Les Français les appelaient œuf pourrir datant de cent ans, surnom résultant d’une somme d’idées imaginaires sur ce fameux œuf conservé à Pékin. Les Pékinois lui ont donné son nom.

Sa préparation est bien curieuse, après une préparation d’environ un mois, le blanc d’œuf devient dur, de couleur marron et transparent, on peut voir l’images de pans, et le jaune d’œuf devient d’une couleur grise et verte foncée et quelquefois le jaune d’œuf reste inchangé sa couleur nature. Le meilleur moment pour le consommer est après deux ou trois mois, si on le conserve plus d’une année, il ne sera plus bon à manger car avec le temps il se sera séché et devenu sur.

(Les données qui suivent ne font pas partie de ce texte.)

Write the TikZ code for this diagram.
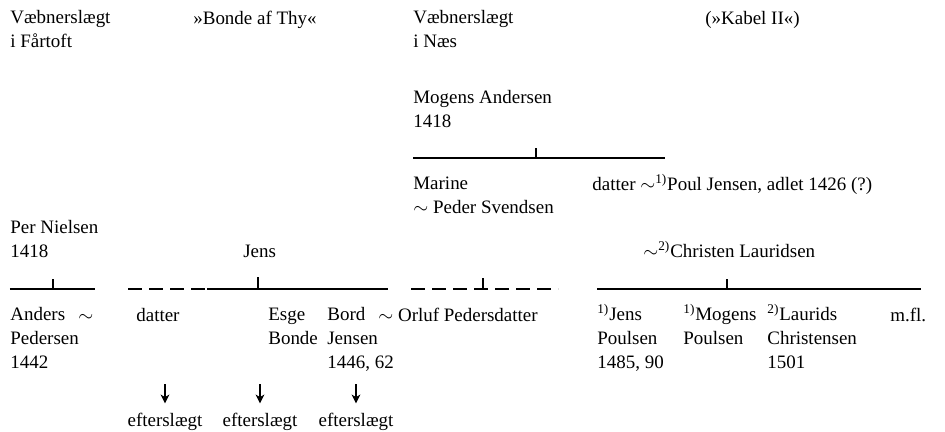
\documentclass[tikz,border=0pt]{standalone}
\usepackage{fontspec}
\setmainfont{Liberation Serif}
\usetikzlibrary{arrows.meta}
\tikzset{
  person/.style={inner sep=0pt, anchor=base west, align=left, font=\fontsize{10.8}{13.4}\selectfont},
  bar/.style={line width=0.8pt},
  dashbar/.style={line width=0.8pt, dash pattern=on 0.27cm off 0.15cm},
  ned/.style={line width=0.7pt, -{Stealth[length=5pt,width=5pt,inset=1.5pt]}}
}
\newcommand{\fn}[1]{\textsuperscript{#1)}}

\begin{document}
\begin{tikzpicture}
			%%%%% START %%%%%
			\useasboundingbox (0, 0) rectangle (18.9, -8.62);
			% (flerlinjede navne sidder paa sidste linjes grundlinje)
			
			% slaegterne
			\node[person] (fartoft) at (0.2, -0.94) {Væbnerslægt\\i Fårtoft};
			\node[person] (bondethy) at (3.86, -0.48) {»Bonde af Thy«};
			\node[person] (naes) at (8.26, -0.94) {Væbnerslægt\\i Næs};
			\node[person] (kabel) at (14.1, -0.48) {(»Kabel II«)};
			
			% Naes
			\node[person] (mogens) at (8.26, -2.54) {Mogens Andersen\\1418};
			\draw[bar] (8.26, -3.16) -- (13.3, -3.16);
			\draw[bar] (10.72, -3.16) -- (10.72, -2.96);
			\node[person] (marine) at (8.26, -4.26) {Marine\\$\sim$ Peder Svendsen};
			\node[person] (pjdatter) at (11.84, -3.80) {datter $\sim$\fn{1}Poul Jensen, adlet 1426 (?)};
			
			\node[person] (per) at (0.2, -5.14) {Per Nielsen\\1418};
			\node[person] (jens) at (4.86, -5.14) {Jens};
			\node[person] (christen) at (12.86, -5.14) {$\sim$\fn{2}Christen Lauridsen};
			
			% streger
			\draw[bar] (0.2, -5.78) -- (1.9, -5.78);
			\draw[bar] (1.06, -5.78) -- (1.06, -5.58);
			\draw[dashbar] (2.56, -5.78) -- (4.14, -5.78);
			\draw[bar] (4.14, -5.78) -- (7.76, -5.78);
			\draw[bar] (5.16, -5.78) -- (5.16, -5.54);
			\draw[dashbar] (8.22, -5.78) -- (11.16, -5.78);
			\draw[bar] (9.66, -5.78) -- (9.66, -5.56);
			\draw[bar] (11.94, -5.78) -- (18.42, -5.78);
			\draw[bar] (14.54, -5.78) -- (14.54, -5.58);
			
			% boern
			\node[person] (anders) at (0.2, -7.36) {Anders\\Pedersen\\1442};
			\node[person] (gift) at (1.56, -6.42) {$\sim$};
			\node[person] (datter) at (2.72, -6.42) {datter};
			\node[person] (esge) at (5.36, -6.88) {Esge\\Bonde};
			\node[person] (bord) at (6.54, -7.36) {Bord\\Jensen\\1446, 62};
			\node[person] (orluf) at (7.56, -6.42) {$\sim$ Orluf Pedersdatter};
			\node[person] (jensp) at (11.94, -7.36) {\fn{1}Jens\\Poulsen\\1485, 90};
			\node[person] (mogensp) at (13.66, -6.88) {\fn{1}Mogens\\Poulsen};
			\node[person] (laurids) at (15.34, -7.36) {\fn{2}Laurids\\Christensen\\1501};
			\node[person] (mfl) at (17.8, -6.42) {m.fl.};
			
			% efterslaegt
			\node[person, anchor=base] (eft1) at (3.3, -8.52) {efterslægt};
			\node[person, anchor=base] (eft2) at (5.2, -8.52) {efterslægt};
			\node[person, anchor=base] (eft3) at (7.12, -8.52) {efterslægt};
			\draw[ned] ([yshift=5.6mm]eft1.north) -- ([yshift=1.8mm]eft1.north);
			\draw[ned] ([yshift=5.6mm]eft2.north) -- ([yshift=1.8mm]eft2.north);
			\draw[ned] ([yshift=5.6mm]eft3.north) -- ([yshift=1.8mm]eft3.north);
			
			%%%%% END %%%%%
		\end{tikzpicture}
\end{document}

Pour la préparation, il y a deux façons de faire : l’une avec une pite, l’autre dans de l’eau contenant des produits.

Le chef

Je me rappelle avoir vu, dans ma jeunesse, mon père inviter des amis à la maison. Au moment de servir le grand plat, l’aileron de requin, le chef cuisinier pénétrait dans la salle en cachant dernière un paravent. De là sans être vu, il pouvait écouter les invités et entendre apprécier son chef d’œuvre. S’il trouvait qu’ils n’admiraient pas assez il se fâchait et disait « Ce sont des bouffeurs ». Il ordonnait alors son sous-chef de faire les autres plats suite.

Les gastronomes

Quand je suis allé visiter New York, j’ai trouvé la cuisine américaine pas trop fameuse, même dans les restaurant étrangers. La cuisine italienne, la cuisine française y sont déformés et ce n’est pas la même que dans les pays d’origines. Par contre la cuisine chinoise y reste dans sa tradition, surtout dans les quartiers chinois.

J’avais invité des amis qui étaient contents de ce que j’avais cuisiné pour eux. Ils m’invitèrent chez eux leur cuisine était mal faite, parce qu’ils [ne] savaient pas la faire, mais ils sont mangés avec appétit.

Vous voyez qu’il faut être doté d’une belle tradition gastronomique pour connaître une bonne table.

En Europe cette tradition existe mais hélas la jeune génération semble l’avoir perdue. Les Chinois connaissaient aussi autrefois la bonne cuisine, comme les Français. Mais leurs connaisseurs étaient plutôt les mandarins et les riches, tandis que le peuple s’y connaissait beaucoup moins qu’en France ne pouvant manger de la viande que quelques rares fois, et encore devenir gastronomes.